## Dataset
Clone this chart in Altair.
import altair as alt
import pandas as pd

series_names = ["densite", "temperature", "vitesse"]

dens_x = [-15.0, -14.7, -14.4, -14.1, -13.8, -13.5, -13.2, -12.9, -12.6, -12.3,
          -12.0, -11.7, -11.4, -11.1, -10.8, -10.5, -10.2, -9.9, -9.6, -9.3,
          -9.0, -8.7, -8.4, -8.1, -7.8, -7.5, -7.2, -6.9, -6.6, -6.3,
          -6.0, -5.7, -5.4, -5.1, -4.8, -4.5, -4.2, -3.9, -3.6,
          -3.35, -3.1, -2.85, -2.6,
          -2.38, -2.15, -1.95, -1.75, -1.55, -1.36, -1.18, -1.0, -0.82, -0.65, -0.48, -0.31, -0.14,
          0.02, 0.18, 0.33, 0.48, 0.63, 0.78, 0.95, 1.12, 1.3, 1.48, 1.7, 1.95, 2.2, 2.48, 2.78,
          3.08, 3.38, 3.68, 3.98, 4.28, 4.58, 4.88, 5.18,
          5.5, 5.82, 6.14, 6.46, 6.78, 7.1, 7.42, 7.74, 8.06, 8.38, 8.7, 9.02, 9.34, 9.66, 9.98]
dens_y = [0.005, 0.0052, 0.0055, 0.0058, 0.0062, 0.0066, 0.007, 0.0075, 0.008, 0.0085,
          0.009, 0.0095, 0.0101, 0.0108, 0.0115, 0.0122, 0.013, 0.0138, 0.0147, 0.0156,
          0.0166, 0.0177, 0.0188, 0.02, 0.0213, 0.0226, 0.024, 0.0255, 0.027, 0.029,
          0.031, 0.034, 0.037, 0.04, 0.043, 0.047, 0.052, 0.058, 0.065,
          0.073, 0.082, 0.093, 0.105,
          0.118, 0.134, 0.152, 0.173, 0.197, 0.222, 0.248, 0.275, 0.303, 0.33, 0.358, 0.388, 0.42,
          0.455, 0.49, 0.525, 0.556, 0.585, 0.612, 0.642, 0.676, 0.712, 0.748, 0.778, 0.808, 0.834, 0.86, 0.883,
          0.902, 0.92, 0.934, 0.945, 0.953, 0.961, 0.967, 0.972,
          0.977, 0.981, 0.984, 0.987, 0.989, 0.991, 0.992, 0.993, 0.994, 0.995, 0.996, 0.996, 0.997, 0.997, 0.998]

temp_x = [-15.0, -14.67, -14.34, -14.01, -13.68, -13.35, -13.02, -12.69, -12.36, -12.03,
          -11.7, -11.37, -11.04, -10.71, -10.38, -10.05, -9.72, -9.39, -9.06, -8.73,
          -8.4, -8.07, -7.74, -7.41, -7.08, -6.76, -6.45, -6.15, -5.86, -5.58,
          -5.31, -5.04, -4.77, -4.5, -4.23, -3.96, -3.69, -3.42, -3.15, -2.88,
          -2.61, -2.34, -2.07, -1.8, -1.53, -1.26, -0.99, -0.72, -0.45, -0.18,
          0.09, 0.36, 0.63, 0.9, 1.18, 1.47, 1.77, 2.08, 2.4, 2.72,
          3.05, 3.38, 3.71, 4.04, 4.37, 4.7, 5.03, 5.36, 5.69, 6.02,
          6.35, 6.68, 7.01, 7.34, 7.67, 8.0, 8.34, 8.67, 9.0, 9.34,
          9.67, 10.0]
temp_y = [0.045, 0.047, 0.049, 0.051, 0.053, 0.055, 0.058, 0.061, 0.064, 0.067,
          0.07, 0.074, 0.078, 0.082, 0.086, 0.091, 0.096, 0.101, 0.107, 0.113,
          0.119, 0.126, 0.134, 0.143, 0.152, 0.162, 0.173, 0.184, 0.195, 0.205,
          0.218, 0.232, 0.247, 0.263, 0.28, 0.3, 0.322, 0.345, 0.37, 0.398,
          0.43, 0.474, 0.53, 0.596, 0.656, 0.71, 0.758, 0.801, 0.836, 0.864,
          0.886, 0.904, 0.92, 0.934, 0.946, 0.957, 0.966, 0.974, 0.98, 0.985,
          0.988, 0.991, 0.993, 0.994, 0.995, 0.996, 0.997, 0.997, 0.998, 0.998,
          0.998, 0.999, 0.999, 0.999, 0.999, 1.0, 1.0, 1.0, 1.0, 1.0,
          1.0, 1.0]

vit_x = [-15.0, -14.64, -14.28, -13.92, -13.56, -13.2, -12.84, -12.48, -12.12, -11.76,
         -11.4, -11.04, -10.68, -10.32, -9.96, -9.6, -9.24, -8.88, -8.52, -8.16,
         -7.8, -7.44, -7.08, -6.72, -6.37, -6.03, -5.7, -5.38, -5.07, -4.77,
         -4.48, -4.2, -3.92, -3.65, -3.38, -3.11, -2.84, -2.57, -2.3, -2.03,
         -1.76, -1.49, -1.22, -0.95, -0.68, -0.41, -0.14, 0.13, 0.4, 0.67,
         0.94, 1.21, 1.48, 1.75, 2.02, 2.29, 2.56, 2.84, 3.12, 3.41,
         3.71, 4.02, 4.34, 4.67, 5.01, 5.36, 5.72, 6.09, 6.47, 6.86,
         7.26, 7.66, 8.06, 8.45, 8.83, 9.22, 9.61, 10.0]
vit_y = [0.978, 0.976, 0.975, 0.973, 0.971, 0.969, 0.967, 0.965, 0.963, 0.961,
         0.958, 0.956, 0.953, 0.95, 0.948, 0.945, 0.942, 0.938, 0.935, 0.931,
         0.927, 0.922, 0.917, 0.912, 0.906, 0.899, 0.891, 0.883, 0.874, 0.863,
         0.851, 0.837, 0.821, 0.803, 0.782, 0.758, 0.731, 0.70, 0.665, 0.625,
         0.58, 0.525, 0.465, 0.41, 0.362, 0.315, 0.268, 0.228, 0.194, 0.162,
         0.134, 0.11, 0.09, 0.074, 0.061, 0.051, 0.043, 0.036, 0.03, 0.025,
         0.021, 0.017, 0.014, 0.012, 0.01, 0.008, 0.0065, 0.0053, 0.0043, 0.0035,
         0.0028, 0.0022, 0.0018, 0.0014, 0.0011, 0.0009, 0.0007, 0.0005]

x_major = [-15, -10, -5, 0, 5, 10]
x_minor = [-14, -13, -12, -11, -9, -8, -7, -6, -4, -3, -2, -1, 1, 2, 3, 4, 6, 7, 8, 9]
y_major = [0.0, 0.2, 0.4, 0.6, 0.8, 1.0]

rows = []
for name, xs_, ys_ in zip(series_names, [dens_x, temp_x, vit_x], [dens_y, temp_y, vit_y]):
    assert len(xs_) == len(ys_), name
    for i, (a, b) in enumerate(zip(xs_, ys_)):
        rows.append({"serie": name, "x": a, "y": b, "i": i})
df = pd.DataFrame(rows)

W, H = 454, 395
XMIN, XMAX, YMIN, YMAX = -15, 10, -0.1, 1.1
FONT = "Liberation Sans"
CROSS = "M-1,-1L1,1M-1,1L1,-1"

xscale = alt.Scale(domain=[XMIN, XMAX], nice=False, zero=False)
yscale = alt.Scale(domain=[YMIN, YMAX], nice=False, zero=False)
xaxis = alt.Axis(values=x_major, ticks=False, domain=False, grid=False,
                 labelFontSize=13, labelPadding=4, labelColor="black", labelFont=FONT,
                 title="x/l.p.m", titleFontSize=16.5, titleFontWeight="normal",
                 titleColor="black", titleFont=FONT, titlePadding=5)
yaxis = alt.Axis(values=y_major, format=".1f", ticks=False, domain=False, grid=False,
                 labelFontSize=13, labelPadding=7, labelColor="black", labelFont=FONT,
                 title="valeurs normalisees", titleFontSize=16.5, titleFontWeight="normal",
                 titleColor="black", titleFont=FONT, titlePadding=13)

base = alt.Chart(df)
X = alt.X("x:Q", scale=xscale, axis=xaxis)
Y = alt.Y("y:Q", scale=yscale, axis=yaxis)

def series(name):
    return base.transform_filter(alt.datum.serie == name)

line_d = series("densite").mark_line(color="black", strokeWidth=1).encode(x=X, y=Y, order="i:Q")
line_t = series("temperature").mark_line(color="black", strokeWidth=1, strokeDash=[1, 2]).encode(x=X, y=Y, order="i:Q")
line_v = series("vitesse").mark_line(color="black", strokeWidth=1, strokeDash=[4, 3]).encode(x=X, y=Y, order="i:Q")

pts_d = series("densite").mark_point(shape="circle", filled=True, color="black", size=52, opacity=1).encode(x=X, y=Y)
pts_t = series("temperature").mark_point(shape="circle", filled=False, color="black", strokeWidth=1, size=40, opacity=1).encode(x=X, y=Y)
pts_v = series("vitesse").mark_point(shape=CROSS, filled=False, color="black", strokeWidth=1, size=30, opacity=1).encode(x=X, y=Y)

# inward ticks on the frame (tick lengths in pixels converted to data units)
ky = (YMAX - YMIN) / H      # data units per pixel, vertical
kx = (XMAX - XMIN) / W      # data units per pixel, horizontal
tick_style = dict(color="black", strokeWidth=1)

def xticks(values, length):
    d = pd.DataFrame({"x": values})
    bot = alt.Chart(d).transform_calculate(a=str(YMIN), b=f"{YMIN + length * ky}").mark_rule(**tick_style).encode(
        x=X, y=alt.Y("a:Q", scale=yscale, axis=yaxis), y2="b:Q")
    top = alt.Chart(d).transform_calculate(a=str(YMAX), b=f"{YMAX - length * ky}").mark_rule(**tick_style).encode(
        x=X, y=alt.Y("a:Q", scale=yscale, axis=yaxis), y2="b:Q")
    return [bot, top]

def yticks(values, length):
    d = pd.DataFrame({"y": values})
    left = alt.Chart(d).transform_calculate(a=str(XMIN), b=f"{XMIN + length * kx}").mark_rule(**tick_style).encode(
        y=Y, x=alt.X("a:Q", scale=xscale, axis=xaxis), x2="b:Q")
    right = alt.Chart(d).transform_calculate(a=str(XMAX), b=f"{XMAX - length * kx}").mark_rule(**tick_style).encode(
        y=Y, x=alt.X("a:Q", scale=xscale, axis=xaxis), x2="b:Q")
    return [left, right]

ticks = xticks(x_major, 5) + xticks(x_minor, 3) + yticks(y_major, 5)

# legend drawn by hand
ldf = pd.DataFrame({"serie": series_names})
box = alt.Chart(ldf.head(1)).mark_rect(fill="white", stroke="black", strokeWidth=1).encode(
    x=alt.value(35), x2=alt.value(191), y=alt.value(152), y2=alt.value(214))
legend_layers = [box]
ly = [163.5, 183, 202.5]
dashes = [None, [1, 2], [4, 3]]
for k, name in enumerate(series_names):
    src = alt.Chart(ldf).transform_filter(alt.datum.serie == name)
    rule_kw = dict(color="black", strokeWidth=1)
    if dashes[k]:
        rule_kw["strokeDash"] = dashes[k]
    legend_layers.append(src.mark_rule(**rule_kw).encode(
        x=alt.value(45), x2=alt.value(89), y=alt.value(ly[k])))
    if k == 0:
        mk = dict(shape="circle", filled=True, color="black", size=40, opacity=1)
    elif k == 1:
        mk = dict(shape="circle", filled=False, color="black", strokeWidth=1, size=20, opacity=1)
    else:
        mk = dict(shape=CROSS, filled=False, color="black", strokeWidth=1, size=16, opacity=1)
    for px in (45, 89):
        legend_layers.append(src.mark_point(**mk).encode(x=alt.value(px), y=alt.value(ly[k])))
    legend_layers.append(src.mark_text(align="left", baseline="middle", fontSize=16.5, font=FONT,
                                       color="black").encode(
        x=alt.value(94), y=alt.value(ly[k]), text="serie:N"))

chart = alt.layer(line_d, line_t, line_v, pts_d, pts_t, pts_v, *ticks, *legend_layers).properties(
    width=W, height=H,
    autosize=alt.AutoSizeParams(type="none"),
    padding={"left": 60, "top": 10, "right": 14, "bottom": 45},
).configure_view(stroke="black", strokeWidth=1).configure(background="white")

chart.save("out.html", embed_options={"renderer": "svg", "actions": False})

* * *

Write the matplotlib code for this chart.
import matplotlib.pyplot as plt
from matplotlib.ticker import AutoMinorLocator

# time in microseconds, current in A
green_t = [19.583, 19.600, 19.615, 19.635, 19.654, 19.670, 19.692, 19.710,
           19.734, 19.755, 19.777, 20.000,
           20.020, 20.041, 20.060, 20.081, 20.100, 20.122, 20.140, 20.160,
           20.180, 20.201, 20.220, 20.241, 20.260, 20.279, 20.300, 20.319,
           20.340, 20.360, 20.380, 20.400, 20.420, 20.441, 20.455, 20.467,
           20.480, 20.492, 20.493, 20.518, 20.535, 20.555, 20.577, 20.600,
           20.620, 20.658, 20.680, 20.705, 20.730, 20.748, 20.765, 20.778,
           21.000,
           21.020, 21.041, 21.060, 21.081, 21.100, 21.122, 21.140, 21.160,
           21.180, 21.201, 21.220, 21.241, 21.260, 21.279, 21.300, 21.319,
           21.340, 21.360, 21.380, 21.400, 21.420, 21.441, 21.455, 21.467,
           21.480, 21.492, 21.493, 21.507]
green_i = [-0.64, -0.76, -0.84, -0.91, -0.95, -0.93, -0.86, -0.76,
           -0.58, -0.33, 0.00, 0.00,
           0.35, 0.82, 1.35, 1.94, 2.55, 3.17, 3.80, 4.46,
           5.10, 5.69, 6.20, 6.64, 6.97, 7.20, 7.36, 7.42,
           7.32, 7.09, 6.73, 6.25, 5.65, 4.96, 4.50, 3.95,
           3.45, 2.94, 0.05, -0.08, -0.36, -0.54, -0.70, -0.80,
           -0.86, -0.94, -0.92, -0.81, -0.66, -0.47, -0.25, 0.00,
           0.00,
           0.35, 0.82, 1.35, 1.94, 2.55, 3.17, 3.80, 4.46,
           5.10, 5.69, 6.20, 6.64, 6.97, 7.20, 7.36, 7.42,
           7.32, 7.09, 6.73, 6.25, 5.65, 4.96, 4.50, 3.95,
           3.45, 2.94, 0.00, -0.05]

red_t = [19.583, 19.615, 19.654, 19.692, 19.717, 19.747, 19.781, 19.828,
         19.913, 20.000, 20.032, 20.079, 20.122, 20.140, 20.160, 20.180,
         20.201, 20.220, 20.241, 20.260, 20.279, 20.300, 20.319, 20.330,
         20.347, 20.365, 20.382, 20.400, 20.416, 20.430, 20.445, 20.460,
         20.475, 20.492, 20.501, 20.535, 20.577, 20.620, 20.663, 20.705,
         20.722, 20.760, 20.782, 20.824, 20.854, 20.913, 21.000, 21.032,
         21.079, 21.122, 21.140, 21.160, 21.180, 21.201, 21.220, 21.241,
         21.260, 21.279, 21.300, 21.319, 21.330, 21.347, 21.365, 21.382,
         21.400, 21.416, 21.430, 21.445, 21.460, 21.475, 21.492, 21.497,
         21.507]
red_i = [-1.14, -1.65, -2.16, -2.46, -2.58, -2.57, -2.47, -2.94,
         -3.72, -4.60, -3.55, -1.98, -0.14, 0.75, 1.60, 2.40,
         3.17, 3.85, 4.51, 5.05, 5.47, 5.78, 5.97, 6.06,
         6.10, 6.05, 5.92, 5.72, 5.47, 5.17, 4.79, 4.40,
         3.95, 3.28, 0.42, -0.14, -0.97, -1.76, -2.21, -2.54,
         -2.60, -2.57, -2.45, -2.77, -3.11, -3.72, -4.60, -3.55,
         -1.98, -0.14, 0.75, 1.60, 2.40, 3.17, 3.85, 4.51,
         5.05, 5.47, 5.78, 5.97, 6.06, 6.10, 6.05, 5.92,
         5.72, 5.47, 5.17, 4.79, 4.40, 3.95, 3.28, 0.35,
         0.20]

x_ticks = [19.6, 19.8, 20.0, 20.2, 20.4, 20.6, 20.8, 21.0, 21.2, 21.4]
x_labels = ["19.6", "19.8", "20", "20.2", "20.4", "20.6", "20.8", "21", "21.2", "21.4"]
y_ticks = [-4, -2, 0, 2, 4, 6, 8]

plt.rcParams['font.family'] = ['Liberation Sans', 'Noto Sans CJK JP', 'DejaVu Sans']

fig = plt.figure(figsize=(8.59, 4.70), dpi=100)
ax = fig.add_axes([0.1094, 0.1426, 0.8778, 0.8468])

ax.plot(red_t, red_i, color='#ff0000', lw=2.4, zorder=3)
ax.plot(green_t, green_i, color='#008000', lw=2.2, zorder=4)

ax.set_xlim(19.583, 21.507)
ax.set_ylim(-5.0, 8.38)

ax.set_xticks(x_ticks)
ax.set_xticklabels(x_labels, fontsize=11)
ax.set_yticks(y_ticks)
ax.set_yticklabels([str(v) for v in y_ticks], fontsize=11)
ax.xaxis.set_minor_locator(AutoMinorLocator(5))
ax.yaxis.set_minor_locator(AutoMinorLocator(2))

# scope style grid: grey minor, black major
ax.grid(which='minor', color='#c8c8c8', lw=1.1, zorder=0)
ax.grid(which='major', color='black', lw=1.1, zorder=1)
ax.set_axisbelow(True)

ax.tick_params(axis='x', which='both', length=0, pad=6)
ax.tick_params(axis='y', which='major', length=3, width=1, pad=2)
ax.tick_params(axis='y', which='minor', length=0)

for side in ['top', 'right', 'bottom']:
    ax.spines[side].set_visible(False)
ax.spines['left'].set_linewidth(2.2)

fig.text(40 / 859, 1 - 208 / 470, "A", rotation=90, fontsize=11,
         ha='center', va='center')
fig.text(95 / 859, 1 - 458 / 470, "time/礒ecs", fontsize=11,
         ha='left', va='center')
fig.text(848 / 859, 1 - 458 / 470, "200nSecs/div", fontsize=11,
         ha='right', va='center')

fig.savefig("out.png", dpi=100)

## Task requirements
Extract, word for word, every line beginning with the one that holds "Write the matplotlib code for this chart." and concluding with the one that holds "3.45, 2.94, 0.00, -0.05]". Include both of those lines.

## Final answer
Write the matplotlib code for this chart.
import matplotlib.pyplot as plt
from matplotlib.ticker import AutoMinorLocator

# time in microseconds, current in A
green_t = [19.583, 19.600, 19.615, 19.635, 19.654, 19.670, 19.692, 19.710,
           19.734, 19.755, 19.777, 20.000,
           20.020, 20.041, 20.060, 20.081, 20.100, 20.122, 20.140, 20.160,
           20.180, 20.201, 20.220, 20.241, 20.260, 20.279, 20.300, 20.319,
           20.340, 20.360, 20.380, 20.400, 20.420, 20.441, 20.455, 20.467,
           20.480, 20.492, 20.493, 20.518, 20.535, 20.555, 20.577, 20.600,
           20.620, 20.658, 20.680, 20.705, 20.730, 20.748, 20.765, 20.778,
           21.000,
           21.020, 21.041, 21.060, 21.081, 21.100, 21.122, 21.140, 21.160,
           21.180, 21.201, 21.220, 21.241, 21.260, 21.279, 21.300, 21.319,
           21.340, 21.360, 21.380, 21.400, 21.420, 21.441, 21.455, 21.467,
           21.480, 21.492, 21.493, 21.507]
green_i = [-0.64, -0.76, -0.84, -0.91, -0.95, -0.93, -0.86, -0.76,
           -0.58, -0.33, 0.00, 0.00,
           0.35, 0.82, 1.35, 1.94, 2.55, 3.17, 3.80, 4.46,
           5.10, 5.69, 6.20, 6.64, 6.97, 7.20, 7.36, 7.42,
           7.32, 7.09, 6.73, 6.25, 5.65, 4.96, 4.50, 3.95,
           3.45, 2.94, 0.05, -0.08, -0.36, -0.54, -0.70, -0.80,
           -0.86, -0.94, -0.92, -0.81, -0.66, -0.47, -0.25, 0.00,
           0.00,
           0.35, 0.82, 1.35, 1.94, 2.55, 3.17, 3.80, 4.46,
           5.10, 5.69, 6.20, 6.64, 6.97, 7.20, 7.36, 7.42,
           7.32, 7.09, 6.73, 6.25, 5.65, 4.96, 4.50, 3.95,
           3.45, 2.94, 0.00, -0.05]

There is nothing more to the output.